> _The exercise_:
Retype the opening lines of the data exactly, stopping after the line that contains "W, H = 799, 314". Skip every picture.

> _Data block_:
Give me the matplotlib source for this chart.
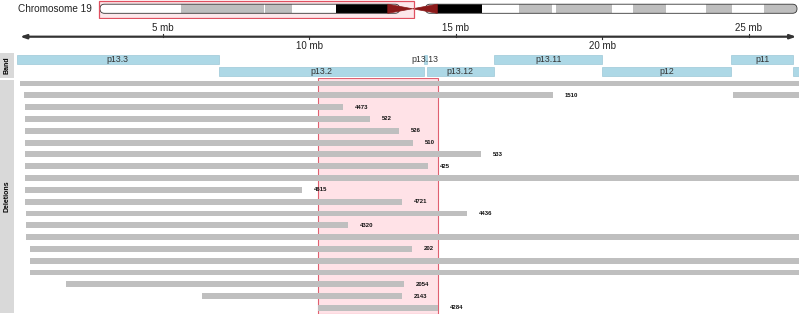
import matplotlib
matplotlib.use("Agg")
import matplotlib.pyplot as plt
from matplotlib.patches import Rectangle, FancyBboxPatch, Polygon

plt.rcParams['font.family'] = ['Liberation Sans', 'DejaVu Sans']

W, H = 799, 314

# chromosome 19 ideogram bands (mb)
ideo_start = [0.0, 6.9, 13.9, 14.0, 16.3, 20.0, 28.6, 32.4, 35.5, 38.3, 38.7, 43.4, 45.2, 48.0, 51.4, 53.6, 56.3]
ideo_end = [6.9, 13.9, 14.0, 16.3, 20.0, 24.4, 32.4, 35.5, 38.3, 38.7, 43.4, 45.2, 48.0, 51.4, 53.6, 56.3, 59.1]
ideo_stain = ['gneg', 'gpos25', 'gneg', 'gpos25', 'gneg', 'gvar', 'gvar', 'gneg', 'gpos25', 'gneg',
              'gpos25', 'gneg', 'gpos25', 'gneg', 'gpos25', 'gneg', 'gpos25']
cen_start, cen_mid, cen_end = 24.4, 26.5, 28.6
chrom_len = 59.1

# band track (visible region)
band_name = ['p13.3', 'p13.2', 'p13.13', 'p13.12', 'p13.11', 'p12', 'p11', 'q11']
band_start = [0.0, 6.9, 13.9, 14.0, 16.3, 20.0, 24.4, 26.5]
band_end = [6.9, 13.9, 14.0, 16.3, 20.0, 24.4, 26.5, 28.6]
band_row = [0, 1, 0, 1, 0, 1, 0, 1]

# deletions (mb)
del_start = [0.12, 0.26, 0.29, 0.29, 0.29, 0.29, 0.29, 0.29, 0.29, 0.29,
             0.29, 0.32, 0.32, 0.32, 0.46, 0.46, 0.46, 1.69, 6.33, 10.29]
del_end = [27.0, 18.31, 11.14, 12.07, 13.05, 13.53, 15.85, 14.04, 27.0, 9.74,
           13.16, 15.37, 11.31, 27.0, 13.50, 27.0, 27.0, 13.23, 13.16, 14.39]
del_label = ['', '1510', '4473', '522', '526', '510', '533', '425', '', '4615',
             '4721', '4436', '4320', '', '202', '', '', '2054', '2143', '4284']
extra_row = [1]
extra_start = [24.45]
extra_end = [27.0]

view_start, view_end = 0.0, 26.71
hl_start, hl_end = 10.29, 14.39
ruler_ticks = [5, 10, 15, 20, 25]

fig = plt.figure(figsize=(W / 100, H / 100), dpi=100)


def px_axes(x0, y0, x1, y1):
    ax = fig.add_axes([x0 / W, 1 - y1 / H, (x1 - x0) / W, (y1 - y0) / H])
    ax.set_axis_off()
    return ax


# ---- ideogram ----
ax_i = px_axes(95, 0, 799, 19)
ppm = (797 - 100) / chrom_len
ax_i.set_xlim(-5 / ppm, (799 - 100) / ppm)
ax_i.set_ylim(19, 0)
y0, y1 = 4.2, 13.3
stain_col = {'gneg': 'white', 'gpos25': '#bebebe', 'gvar': 'black'}
rad = 4.5 / ppm
# highlighted view box (fill behind the ideogram)
ax_i.add_patch(Rectangle((view_start - 0.05, 0.6), view_end - view_start, 17.6,
                         facecolor='#fde8eb', edgecolor='none', zorder=0))
p_clip = FancyBboxPatch((0, y0), cen_start + 1, y1 - y0, boxstyle=f"round,pad=0,rounding_size={rad}",
                        mutation_aspect=ppm, facecolor='none', edgecolor='none')
q_clip = FancyBboxPatch((cen_end - 1, y0), chrom_len - cen_end + 1, y1 - y0,
                        boxstyle=f"round,pad=0,rounding_size={rad}",
                        mutation_aspect=ppm, facecolor='none', edgecolor='none')
ax_i.add_patch(p_clip)
ax_i.add_patch(q_clip)
for s, e, st in zip(ideo_start, ideo_end, ideo_stain):
    r = Rectangle((s, y0), e - s, y1 - y0, facecolor=stain_col[st], edgecolor='none', zorder=1)
    ax_i.add_patch(r)
    r.set_clip_path(p_clip if e <= cen_start else q_clip)
# outlines
ax_i.add_patch(FancyBboxPatch((0, y0), cen_start + 1, y1 - y0, boxstyle=f"round,pad=0,rounding_size={rad}",
                              mutation_aspect=ppm, facecolor='none', edgecolor='#333333', lw=0.6, zorder=2))
ax_i.add_patch(FancyBboxPatch((cen_end - 1, y0), chrom_len - cen_end + 1, y1 - y0,
                              boxstyle=f"round,pad=0,rounding_size={rad}",
                              mutation_aspect=ppm, facecolor='none', edgecolor='#333333', lw=0.6, zorder=2))
ym = (y0 + y1) / 2
ax_i.add_patch(Polygon([(cen_start, y0), (cen_mid, ym), (cen_start, y1)], closed=True,
                       facecolor='#8b1a1a', edgecolor='#8b1a1a', lw=0.5, zorder=3))
ax_i.add_patch(Polygon([(cen_end, y0), (cen_mid, ym), (cen_end, y1)], closed=True,
                       facecolor='#8b1a1a', edgecolor='#8b1a1a', lw=0.5, zorder=3))
ax_i.add_patch(Rectangle((view_start - 0.05, 0.6), view_end - view_start, 17.6,
                         facecolor='none', edgecolor='#e05060', lw=0.9, zorder=4))
fig.text(18 / W, 1 - 9.5 / H, 'Chromosome 19', fontsize=7.2, va='center', ha='left', color='#222222')

# ---- ruler ----
ax_r = px_axes(16.5, 19, 799, 52)
ax_r.set_xlim(view_start, view_end)
ax_r.set_ylim(33, 0)
ly = 36.7 - 19
ax_r.annotate('', xy=(26.62, ly), xytext=(0.12, ly),
              arrowprops=dict(arrowstyle='<|-|>,head_length=0.35,head_width=0.12',
                              color='#333333', lw=1.6, shrinkA=0, shrinkB=0))
for i, t in enumerate(ruler_ticks):
    up = i % 2 == 0
    ax_r.plot([t, t], [ly, ly - 2.5 if up else ly + 2.5], color='#333333', lw=0.8)
    ax_r.text(t, ly - 4 if up else ly + 4, f'{t} mb', ha='center',
              va='bottom' if up else 'top', fontsize=7, color='#222222')

# ---- band track ----
ax_b = px_axes(16.5, 52, 799, 78)
ax_b.set_xlim(view_start, view_end)
ax_b.set_ylim(1.54, -0.625)
for n, s, e, rw in zip(band_name, band_start, band_end, band_row):
    ax_b.add_patch(Rectangle((s, rw - 0.375), e - s, 0.75, facecolor='#add8e6',
                             edgecolor='#9cc8d8', lw=0.5))
    if (s + e) / 2 < view_end:
        ax_b.text((s + e) / 2, rw, n, ha='center', va='center', fontsize=6.3, color='#333333')

# ---- deletions ----
ax_d = px_axes(16.5, 77.5, 799, 314)
ax_d.set_xlim(view_start, view_end)
ax_d.set_ylim(19.51, -0.51)
ax_d.axvspan(hl_start, hl_end, facecolor='#ffe2e7', edgecolor='#e06070', lw=0.8, zorder=0)
rows = list(range(len(del_start)))
ax_d.barh(rows, [e - s for s, e in zip(del_start, del_end)], left=del_start, height=0.5,
          color='#bfbfbf', zorder=2)
ax_d.barh(extra_row, [e - s for s, e in zip(extra_start, extra_end)], left=extra_start,
          height=0.5, color='#bfbfbf', zorder=2)
for r, e, lab in zip(rows, del_end, del_label):
    if lab:
        ax_d.annotate(lab, (e, r), xytext=(8.5, 0), textcoords='offset points',
                      ha='left', va='center', fontsize=4.3, fontweight='bold', color='#111111')

# ---- left strip labels ----
ax_s = px_axes(0, 0, W, H)
ax_s.set_xlim(0, W)
ax_s.set_ylim(H, 0)
ax_s.add_patch(Rectangle((0, 52.5), 14, 25, facecolor='#d9d9d9', edgecolor='none'))
ax_s.add_patch(Rectangle((0, 80), 14, 233, facecolor='#d9d9d9', edgecolor='none'))
ax_s.text(7, 65, 'Band', rotation=90, ha='center', va='center', fontsize=5, fontweight='bold')
ax_s.text(7, 196, 'Deletions', rotation=90, ha='center', va='center', fontsize=5, fontweight='bold')

fig.savefig('out.png', dpi=100)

> _Right answer_:
Give me the matplotlib source for this chart.
import matplotlib
matplotlib.use("Agg")
import matplotlib.pyplot as plt
from matplotlib.patches import Rectangle, FancyBboxPatch, Polygon

plt.rcParams['font.family'] = ['Liberation Sans', 'DejaVu Sans']

W, H = 799, 314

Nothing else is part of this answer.